The spectre at the royal wedding

Thirty years ago I wrote the Daily Mirror leader which appeared on the wedding day of Charles and Diana.
The penultimate paragraph said: "This is the stuff of which fairy tales are made." When the then Archbishop of Canterbury began his sermon, it was with those words. He had clearly got up early that morning, sat down to write the sermon without a thought in his head, then been inspired to plagiarise my leader when he read it over his breakfast tea.
There was a different feel to today's nuptials. It was a pageant but not a fairy tale.  Different times, different couple but those don't completely account for it.
The spectre noticeable by its absence wasn't Blair or Brown, outrageous as their exclusion was, but Diana.
With the passing of time, the anti-Diana brigade has become more vociferous and its sneering at her more acceptable. But she was one of the most significant figures of the 20th century - almost certainly the most significant British woman. Had she lived, I still believe she might have brought down the monarchy.
Strangely enough, I thought Kate today looked rather regal. You can imagine her sitting on the throne in 20 or 30 years.
You never could with Diana. She was something more than that.
I began today by reading the chapter on the beheading of Anne Boleyn in the book The Six Wives of Henry VIII. What a vile woman she was, responsible for the destruction and killing of just about all those she disliked.
But before then and since, the British monarchy has been littered with nasty and inadequate members. They are one of the most dysfunctional families imaginable.
William and Kate seem OK. There is a long way to go, though, before they rule, if they ever do. And their child would be monarch into the next century, which is a long time away.
Diana taught the royals a lot and William appears to have inherited something from her, though not her waywardness and rebellion.
Would that I could be around when it all unravels.

Wednesday 20 April 2011

A first class way to improve the trains

Travelling from Paddington to Moreton yesterday I was forced to stand until Reading, as were many other passengers who, like me, had paid for the privilege.
Every carriage was absolutely packed to over-flowing. Well, not exactly. As an alternative to standing next to the lavatories (not a great problem, there, though - they didn't work) I decided to wander down the first-class carriages. There were four of them, only slighter fewer than the cattle class I was in.

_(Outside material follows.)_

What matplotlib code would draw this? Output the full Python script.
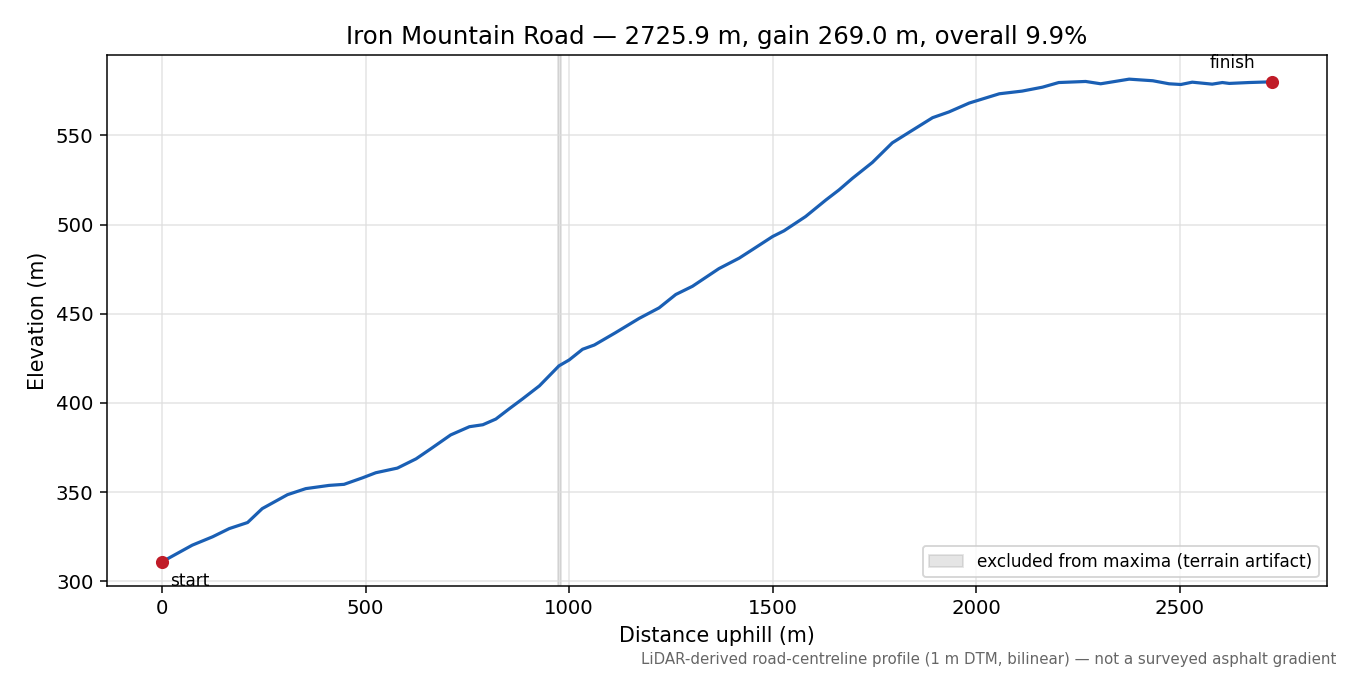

I counted 54 empty seats in the two carriages I meandered through, so presumably there were in excess of a hundred vacant seats altogether - which would have provided somewhere to sit for every standee.
This is not a rant against first-class carriages. There is an obvious advantage for people who travel in them and if they or their employers are willing to cough up, why not? Hopefully it keeps fares down for the rest of us (not that we've noticed).

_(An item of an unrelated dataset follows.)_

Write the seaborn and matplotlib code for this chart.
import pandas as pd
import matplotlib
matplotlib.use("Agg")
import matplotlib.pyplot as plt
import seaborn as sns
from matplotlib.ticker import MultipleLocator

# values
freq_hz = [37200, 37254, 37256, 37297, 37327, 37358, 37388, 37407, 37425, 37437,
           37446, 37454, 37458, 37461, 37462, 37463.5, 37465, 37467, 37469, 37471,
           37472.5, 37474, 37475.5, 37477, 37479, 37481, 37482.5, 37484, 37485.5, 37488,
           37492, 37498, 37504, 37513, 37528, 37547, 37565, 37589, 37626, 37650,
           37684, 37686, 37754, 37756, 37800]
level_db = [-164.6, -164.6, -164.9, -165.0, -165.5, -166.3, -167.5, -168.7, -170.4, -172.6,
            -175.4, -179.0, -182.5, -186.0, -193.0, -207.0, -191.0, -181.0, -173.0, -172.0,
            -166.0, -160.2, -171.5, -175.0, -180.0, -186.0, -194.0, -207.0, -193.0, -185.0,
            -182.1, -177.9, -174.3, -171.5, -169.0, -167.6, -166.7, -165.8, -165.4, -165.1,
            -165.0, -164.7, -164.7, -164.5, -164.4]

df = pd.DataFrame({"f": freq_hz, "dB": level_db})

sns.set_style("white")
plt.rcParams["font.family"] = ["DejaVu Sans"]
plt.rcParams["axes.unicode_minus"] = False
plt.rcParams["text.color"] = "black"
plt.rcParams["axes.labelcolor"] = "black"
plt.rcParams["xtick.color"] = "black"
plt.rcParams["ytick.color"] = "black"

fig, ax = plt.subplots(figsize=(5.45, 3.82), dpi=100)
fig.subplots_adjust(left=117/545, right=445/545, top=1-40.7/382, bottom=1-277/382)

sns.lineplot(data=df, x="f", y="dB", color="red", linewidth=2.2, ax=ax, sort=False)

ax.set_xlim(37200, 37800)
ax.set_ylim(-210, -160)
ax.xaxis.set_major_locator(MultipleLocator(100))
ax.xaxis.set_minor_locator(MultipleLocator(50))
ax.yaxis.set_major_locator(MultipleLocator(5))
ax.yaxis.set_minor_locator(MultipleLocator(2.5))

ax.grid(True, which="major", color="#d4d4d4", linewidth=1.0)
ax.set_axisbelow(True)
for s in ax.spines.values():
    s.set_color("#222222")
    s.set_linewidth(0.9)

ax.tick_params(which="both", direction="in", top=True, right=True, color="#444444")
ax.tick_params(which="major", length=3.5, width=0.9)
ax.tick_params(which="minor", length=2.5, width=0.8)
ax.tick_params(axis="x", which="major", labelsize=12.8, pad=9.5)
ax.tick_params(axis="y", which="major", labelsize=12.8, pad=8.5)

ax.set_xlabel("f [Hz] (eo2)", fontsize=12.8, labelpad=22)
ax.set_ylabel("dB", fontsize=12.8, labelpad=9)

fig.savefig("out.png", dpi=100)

But why are there so many of them? If they are going to be two-thirds empty, which these were, why can't there be fewer first-class and more carriages for other passengers?

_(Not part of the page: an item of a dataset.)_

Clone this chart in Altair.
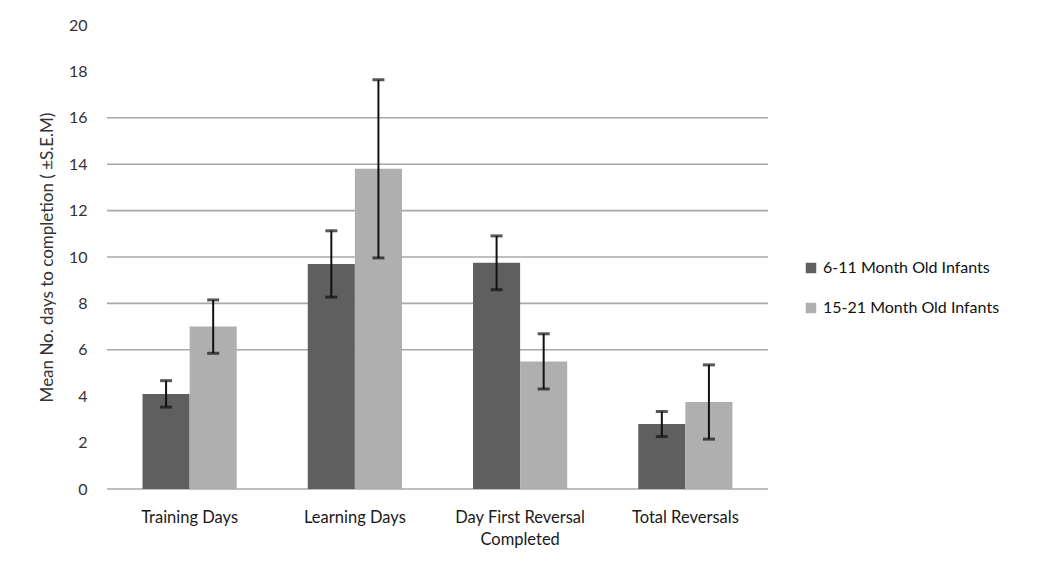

There is so much space in a first-class seat, with loads of leg-room, arm-room and every other kind of room, that no one could complain they were crammed in if someone sat next to them.
It is obscene that the rail firms take our money and force us into appalling conditions when so much space is left in another part of the train. Are they trying to make a point? To rub our noses in it?
The rail regulator (is there still one since Tom Windsor moved on?) should lay down rules that there can only be a certain proportion of first-class carriages in every train. Two in ten coaches is more than enough.